* **Data excerpt**
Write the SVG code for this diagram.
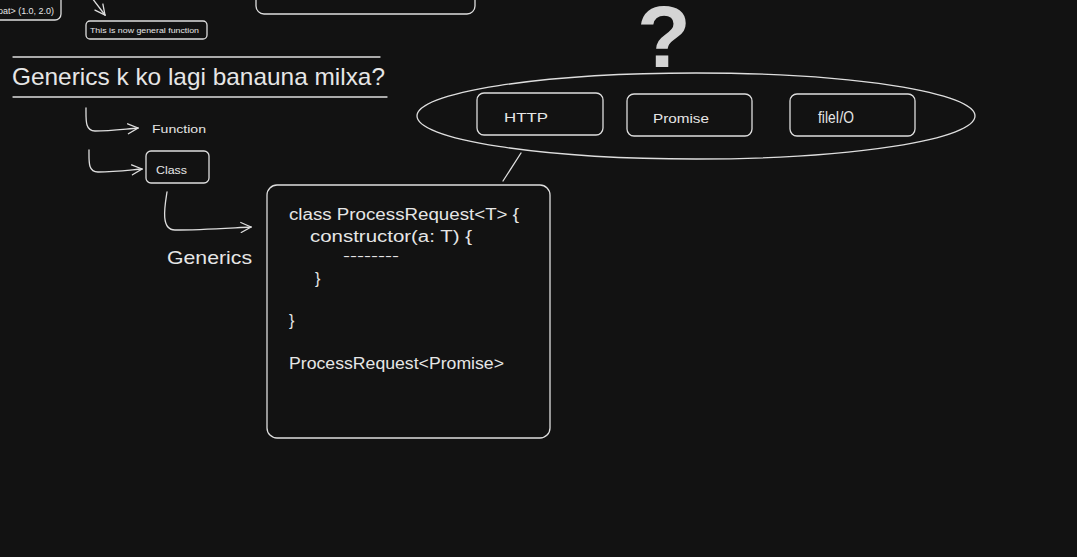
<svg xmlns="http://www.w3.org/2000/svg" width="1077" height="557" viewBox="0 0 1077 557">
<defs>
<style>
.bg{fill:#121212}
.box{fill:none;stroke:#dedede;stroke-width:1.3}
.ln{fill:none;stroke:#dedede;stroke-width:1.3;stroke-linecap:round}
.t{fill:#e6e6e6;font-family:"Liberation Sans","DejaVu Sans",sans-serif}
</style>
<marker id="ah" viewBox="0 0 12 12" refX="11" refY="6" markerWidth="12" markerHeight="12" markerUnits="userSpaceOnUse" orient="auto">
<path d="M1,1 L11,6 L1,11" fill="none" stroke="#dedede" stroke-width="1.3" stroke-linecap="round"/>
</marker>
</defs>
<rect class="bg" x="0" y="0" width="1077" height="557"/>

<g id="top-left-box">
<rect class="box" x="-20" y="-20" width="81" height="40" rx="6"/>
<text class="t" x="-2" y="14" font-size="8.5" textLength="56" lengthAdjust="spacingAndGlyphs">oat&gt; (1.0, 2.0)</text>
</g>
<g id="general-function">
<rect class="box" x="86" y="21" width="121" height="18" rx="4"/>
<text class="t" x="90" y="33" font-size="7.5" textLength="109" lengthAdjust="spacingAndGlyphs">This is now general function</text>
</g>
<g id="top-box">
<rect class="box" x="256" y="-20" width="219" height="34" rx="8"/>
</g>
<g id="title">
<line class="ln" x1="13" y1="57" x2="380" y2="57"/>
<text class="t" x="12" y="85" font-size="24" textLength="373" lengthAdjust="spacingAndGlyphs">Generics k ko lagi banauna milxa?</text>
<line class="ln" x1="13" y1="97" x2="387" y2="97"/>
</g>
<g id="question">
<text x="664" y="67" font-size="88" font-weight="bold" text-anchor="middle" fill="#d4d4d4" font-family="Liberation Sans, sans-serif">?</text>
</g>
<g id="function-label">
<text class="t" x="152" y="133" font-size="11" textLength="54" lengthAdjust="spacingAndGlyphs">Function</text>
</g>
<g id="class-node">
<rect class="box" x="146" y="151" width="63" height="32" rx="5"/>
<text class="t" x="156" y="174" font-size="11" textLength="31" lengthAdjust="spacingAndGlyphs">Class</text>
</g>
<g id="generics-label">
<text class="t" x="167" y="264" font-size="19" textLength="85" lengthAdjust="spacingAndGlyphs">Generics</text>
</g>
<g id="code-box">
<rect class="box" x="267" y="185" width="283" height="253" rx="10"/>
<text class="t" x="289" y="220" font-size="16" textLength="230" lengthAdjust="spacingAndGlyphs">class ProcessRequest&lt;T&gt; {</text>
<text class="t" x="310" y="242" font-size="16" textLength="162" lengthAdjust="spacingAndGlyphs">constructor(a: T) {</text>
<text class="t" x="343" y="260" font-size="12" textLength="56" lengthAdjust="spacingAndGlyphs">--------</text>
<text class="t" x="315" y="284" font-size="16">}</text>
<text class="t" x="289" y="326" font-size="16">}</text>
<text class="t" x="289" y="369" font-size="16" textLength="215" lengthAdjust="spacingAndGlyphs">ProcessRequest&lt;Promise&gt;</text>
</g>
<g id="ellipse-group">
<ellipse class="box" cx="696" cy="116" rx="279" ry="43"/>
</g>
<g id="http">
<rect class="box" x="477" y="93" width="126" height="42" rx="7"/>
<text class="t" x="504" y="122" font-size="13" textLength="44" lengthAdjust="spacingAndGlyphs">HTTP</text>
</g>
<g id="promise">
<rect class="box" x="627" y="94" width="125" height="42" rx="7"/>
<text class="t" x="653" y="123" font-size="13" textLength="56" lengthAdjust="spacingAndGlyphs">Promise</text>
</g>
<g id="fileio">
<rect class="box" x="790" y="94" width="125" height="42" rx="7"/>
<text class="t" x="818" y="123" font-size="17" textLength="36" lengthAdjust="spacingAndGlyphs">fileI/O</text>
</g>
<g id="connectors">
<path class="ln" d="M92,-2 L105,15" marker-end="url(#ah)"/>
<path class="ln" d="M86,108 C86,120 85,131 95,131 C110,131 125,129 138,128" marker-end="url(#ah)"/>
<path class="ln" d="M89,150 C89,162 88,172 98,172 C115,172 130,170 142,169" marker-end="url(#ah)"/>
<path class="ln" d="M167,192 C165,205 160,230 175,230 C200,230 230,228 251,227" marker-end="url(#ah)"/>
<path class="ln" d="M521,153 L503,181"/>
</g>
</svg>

* **What is asked**
Return the listing above word for word, with the pictures removed.

* **Response below**
Write the SVG code for this diagram.
<svg xmlns="http://www.w3.org/2000/svg" width="1077" height="557" viewBox="0 0 1077 557">
<defs>
<style>
.bg{fill:#121212}
.box{fill:none;stroke:#dedede;stroke-width:1.3}
.ln{fill:none;stroke:#dedede;stroke-width:1.3;stroke-linecap:round}
.t{fill:#e6e6e6;font-family:"Liberation Sans","DejaVu Sans",sans-serif}
</style>
<marker id="ah" viewBox="0 0 12 12" refX="11" refY="6" markerWidth="12" markerHeight="12" markerUnits="userSpaceOnUse" orient="auto">
<path d="M1,1 L11,6 L1,11" fill="none" stroke="#dedede" stroke-width="1.3" stroke-linecap="round"/>
</marker>
</defs>
<rect class="bg" x="0" y="0" width="1077" height="557"/>

<g id="top-left-box">
<rect class="box" x="-20" y="-20" width="81" height="40" rx="6"/>
<text class="t" x="-2" y="14" font-size="8.5" textLength="56" lengthAdjust="spacingAndGlyphs">oat&gt; (1.0, 2.0)</text>
</g>
<g id="general-function">
<rect class="box" x="86" y="21" width="121" height="18" rx="4"/>
<text class="t" x="90" y="33" font-size="7.5" textLength="109" lengthAdjust="spacingAndGlyphs">This is now general function</text>
</g>
<g id="top-box">
<rect class="box" x="256" y="-20" width="219" height="34" rx="8"/>
</g>
<g id="title">
<line class="ln" x1="13" y1="57" x2="380" y2="57"/>
<text class="t" x="12" y="85" font-size="24" textLength="373" lengthAdjust="spacingAndGlyphs">Generics k ko lagi banauna milxa?</text>
<line class="ln" x1="13" y1="97" x2="387" y2="97"/>
</g>
<g id="question">
<text x="664" y="67" font-size="88" font-weight="bold" text-anchor="middle" fill="#d4d4d4" font-family="Liberation Sans, sans-serif">?</text>
</g>
<g id="function-label">
<text class="t" x="152" y="133" font-size="11" textLength="54" lengthAdjust="spacingAndGlyphs">Function</text>
</g>
<g id="class-node">
<rect class="box" x="146" y="151" width="63" height="32" rx="5"/>
<text class="t" x="156" y="174" font-size="11" textLength="31" lengthAdjust="spacingAndGlyphs">Class</text>
</g>
<g id="generics-label">
<text class="t" x="167" y="264" font-size="19" textLength="85" lengthAdjust="spacingAndGlyphs">Generics</text>
</g>
<g id="code-box">
<rect class="box" x="267" y="185" width="283" height="253" rx="10"/>
<text class="t" x="289" y="220" font-size="16" textLength="230" lengthAdjust="spacingAndGlyphs">class ProcessRequest&lt;T&gt; {</text>
<text class="t" x="310" y="242" font-size="16" textLength="162" lengthAdjust="spacingAndGlyphs">constructor(a: T) {</text>
<text class="t" x="343" y="260" font-size="12" textLength="56" lengthAdjust="spacingAndGlyphs">--------</text>
<text class="t" x="315" y="284" font-size="16">}</text>
<text class="t" x="289" y="326" font-size="16">}</text>
<text class="t" x="289" y="369" font-size="16" textLength="215" lengthAdjust="spacingAndGlyphs">ProcessRequest&lt;Promise&gt;</text>
</g>
<g id="ellipse-group">
<ellipse class="box" cx="696" cy="116" rx="279" ry="43"/>
</g>
<g id="http">
<rect class="box" x="477" y="93" width="126" height="42" rx="7"/>
<text class="t" x="504" y="122" font-size="13" textLength="44" lengthAdjust="spacingAndGlyphs">HTTP</text>
</g>
<g id="promise">
<rect class="box" x="627" y="94" width="125" height="42" rx="7"/>
<text class="t" x="653" y="123" font-size="13" textLength="56" lengthAdjust="spacingAndGlyphs">Promise</text>
</g>
<g id="fileio">
<rect class="box" x="790" y="94" width="125" height="42" rx="7"/>
<text class="t" x="818" y="123" font-size="17" textLength="36" lengthAdjust="spacingAndGlyphs">fileI/O</text>
</g>
<g id="connectors">
<path class="ln" d="M92,-2 L105,15" marker-end="url(#ah)"/>
<path class="ln" d="M86,108 C86,120 85,131 95,131 C110,131 125,129 138,128" marker-end="url(#ah)"/>
<path class="ln" d="M89,150 C89,162 88,172 98,172 C115,172 130,170 142,169" marker-end="url(#ah)"/>
<path class="ln" d="M167,192 C165,205 160,230 175,230 C200,230 230,228 251,227" marker-end="url(#ah)"/>
<path class="ln" d="M521,153 L503,181"/>
</g>
</svg>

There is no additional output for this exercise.